Before you start analyzing and acting on your survey data, you need to make sure it’s the highest possible quality.
This is particularly true if you used a panel or incentives to collect your responses, as these audiences are more likely to speed through a survey to get their promised reward.
Fortunately, Alchemer offers a Data Cleaning Tool that allows you to thoroughly scrub your survey data. Here we’ll walk you through how (and why) you should take the time to run your survey results through the data cleaner.
Why Survey Data Needs Cleaning
Most people who read and answer a survey thoughtfully display similar behavior. It will take them all about the same time to finish the survey, and their answers to radio buttons and check boxes won’t follow any pattern.
However, there are almost always respondents who rush through their answers, or check off radio buttons in a clear pattern.
These people’s data won’t guide your actions in the right direction because they didn’t give answers based on their real experiences or opinions. To analyze and act on survey data with confidence, we need to exclude these responses from our results.

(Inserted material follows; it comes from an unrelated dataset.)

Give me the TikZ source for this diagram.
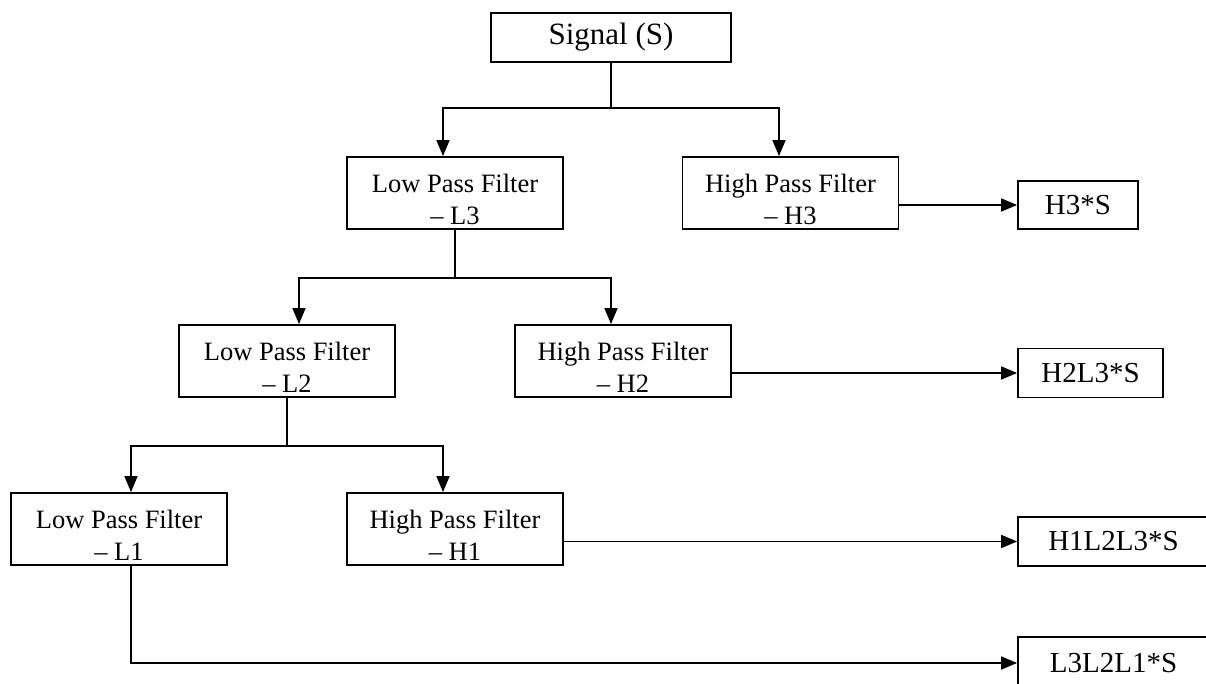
\documentclass[tikz,border=0pt]{standalone}
\usepackage{fontspec}
\setmainfont{Liberation Serif}
\usetikzlibrary{arrows.meta}
\begin{document}
\begin{tikzpicture}[x=0.5pt,y=-0.5pt,
  fbox/.style={draw, line width=0.9pt, rectangle, inner sep=0pt},
  filt/.style={fbox, minimum width=108pt, minimum height=36pt},
  ftext/.style={font=\fontsize{13.25}{16}\selectfont, align=center, inner sep=0pt, yshift=-3.2pt},
  ofont/.style={font=\fontsize{14.5}{17}\selectfont},
  conn/.style={line width=0.8pt},
  arr/.style={conn, -{Triangle[length=8pt,width=6.5pt]}},
]
\clip (0,0) rectangle (1206,684);
% boxes
\node[fbox, minimum width=120pt, minimum height=24.5pt, font=\fontsize{15.5}{18}\selectfont] (S) at (611,37.5) {Signal (S)};
\node[filt, label={[ftext,name=L3t]center:{Low Pass Filter\\– L3}}] (L3) at (455,193) {};
\node[filt, label={[ftext,name=H3t]center:{High Pass Filter\\– H3}}] (H3) at (790.5,193) {};
\node[filt, label={[ftext,name=L2t]center:{Low Pass Filter\\– L2}}] (L2) at (287,361) {};
\node[filt, label={[ftext,name=H2t]center:{High Pass Filter\\– H2}}] (H2) at (623,361) {};
\node[filt, label={[ftext,name=L1t]center:{Low Pass Filter\\– L1}}] (L1) at (119,529) {};
\node[filt, label={[ftext,name=H1t]center:{High Pass Filter\\– H1}}] (H1) at (455,529) {};
% outputs
\node[fbox, ofont, minimum width=60pt, minimum height=24pt] (O1) at (1078,205) {H3*S};
\node[fbox, ofont, minimum width=72.5pt, minimum height=24.5pt] (O2) at (1090.5,373) {H2L3*S};
\node[fbox, ofont, minimum width=95.5pt, minimum height=24.5pt] (O3) at (1113.5,541.5) {H1L2L3*S};
\node[fbox, ofont, minimum width=95.5pt, minimum height=26pt] (O4) at (1113.5,663) {L3L2L1*S};
% junctions
\coordinate (a1) at (443,108);
\coordinate (a2) at (779,108);
\coordinate (a3) at (299,278);
\coordinate (a4) at (611,278);
\coordinate (a5) at (131,446);
\coordinate (a6) at (443,446);
% connectors
\draw[arr] (S.south) |- (a1) -- (a1 |- L3.north);
\draw[arr] (S.south) |- (a2) -- (a2 |- H3.north);
\draw[arr] (L3.south) |- (a3) -- (a3 |- L2.north);
\draw[arr] (L3.south) |- (a4) -- (a4 |- H2.north);
\draw[arr] (L2.south) |- (a5) -- (a5 |- L1.north);
\draw[arr] (L2.south) |- (a6) -- (a6 |- H1.north);
\draw[arr] (H3.east |- O1.west) -- (O1.west);
\draw[arr] (H2.east |- O2.west) -- (O2.west);
\draw[arr] (H1.east |- O3.west) -- (O3.west);
\draw[arr] (a5 |- L1.south) |- (O4.west);
\end{tikzpicture}
\end{document}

Common Issues With Survey Data
Speeding, or rushing through a survey without really reading it, is the most common indicator of poor data quality, but there are other indicators too. Our data cleaning tool guides you through an investigation of your results to weed out these common problems:
- Speeding through surveys
- Straightlining (e.g. always selecting the first response), or creating a pattern with their responses
- Writing gibberish in open text questions
- Creating fake answers
- Answering trap questions incorrectly
- Inconsistently answering consistency check questions
- Selecting all checkboxes
- Selecting only a single checkbox
- Writing one word answers for an essay question
The data cleaning tool walks you through each of these common issues so you can customize and apply them to your own results as needed. You’ll then get an overview of how many responses you excluded so you can get insight into the impact your efforts may have on your response total.
Speeding Through Surveys
The data cleaning process starts with identifying respondents who sped through your survey.
We start with this step because speeding is one of the most serious indicators of poor quality data. Respondents who proceed through your survey faster than others are likely not carefully reading your questions, which generally means that their answers are less accurate.
In the speeding step the distribution of average response time per question will be charted for you, like this:
Average response time is computed for each response by taking the total response time divided by the number of questions that that respondent was shown. The chart will start with a red line, used to eliminate speeders, at the fastest 1% of responses and a blue line, used to normalize slow outliers, at the slowest 10% of responses.
You’ll be able to adjust the position of the both the red and blue lines, so you can customize how fast is too fast for your particular survey.
Be sure to keep an eye on how many responses your settings are putting in quarantine. You don’t want to eliminate all your data in this step.
Other Data Cleaning Options
Once you’ve calibrated your settings for survey speed, you can move on to deciding which additional data cleaning features apply to your project.
Each of these data quality flags has a default weight, but you can adjust each one based on your own survey questions and data needs.
The Human Element of Survey Data Cleaning
Keep in mind that data cleaning, even when done with a sophisticated tool like this one, is a subjective process.
You should always use your judgement to determine the quality of each response. Even if it fails the data cleaning inspection, a response may still be valid and have a place in your final results.
Additionally, every poor data flag will not apply to every survey. For the best results, consider your survey and your respondents. Think carefully about what data and what respondent behaviors are likely to skew your results, and use the right data cleaning options to flag only that data.